Gross direct tax collections grew about 30% in June quarter but net (post-refund) collections rose more steeply (49%). Have you slowed down on refunds after the acceleration in the last couple of years?

With our central processing centre in Bangalore, refunds are automated. In the first 60 days of the current fiscal, the refunds processed were 91.2% (of requests) compared with 90.4% in the same period last year. And the number of refunds issued increased by 42% in the 60-days period year-on-year. The reason behind (higher net collection growth) could be that when the backlog got cleared earlier, most bigger refunds were released. Now, the refunds may be of relatively smaller amounts but numbers have only risen.

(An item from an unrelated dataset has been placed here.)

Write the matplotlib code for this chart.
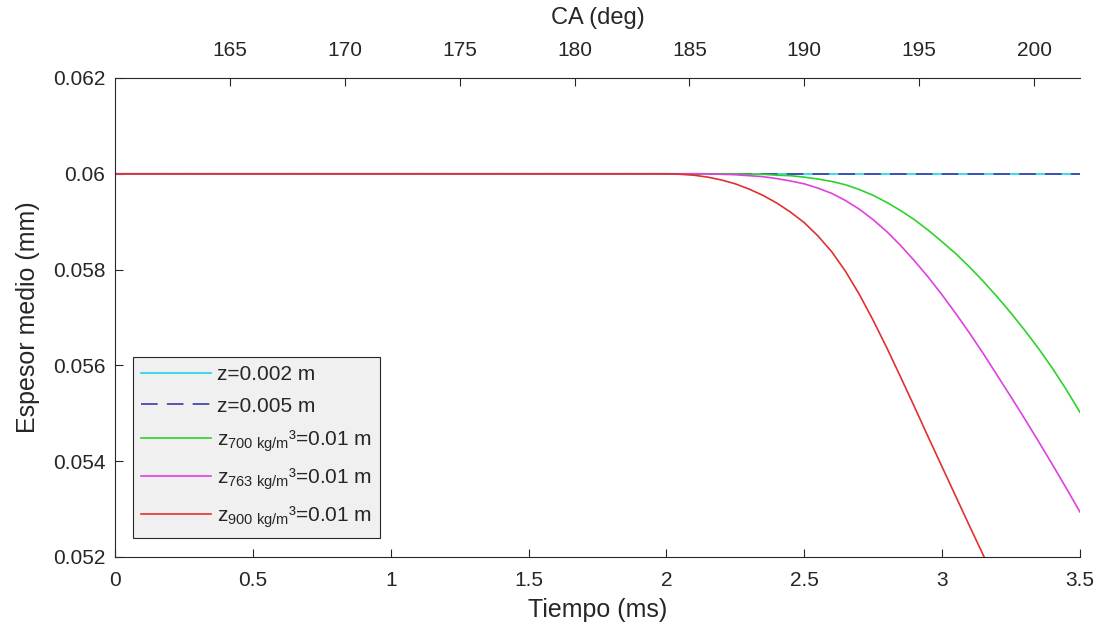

We have removed a lot of backlog.

You set up large taxpayer units (LTUs) but the industry’s response has been rather lukewarm.

It is voluntary (for anyone to join LTU). This is a facility to pay all taxes – direct and indirect – in one place. an be done in the same place. It did not take off as much as we thought. One reason, I think, is that laws (for excise and income tax) are different. Yet, we have 45 large firms registered with Mumbai LTU, 31 with Delhi, 57 with Kolkata , 46 with Chennai 46 and 7 with the Bengaluru unit.

Have you any estimate of the incremental growth in direct tax revenue from the pay hike for government staff?

We had not factored this in the Budget. Usually, taxes would be 15-20% of the payout.

Only 1% of the tax filings are now scrutinised. Do you plan to raise this limit?

When computerised systems are in place, the tax administration has greater responsibility and facility to see that no evasion takes place. We have to ensure that frauds are not committed, whether in declaring of income, filing of returns or claiming of refunds. This is possible only with due diligence. One option of course is (taking up more cases for) scrutiny. We are striving towards an efficient system where the process of scrutiny is finished in six months (after filing of returns) and the case is disposed of in another six months.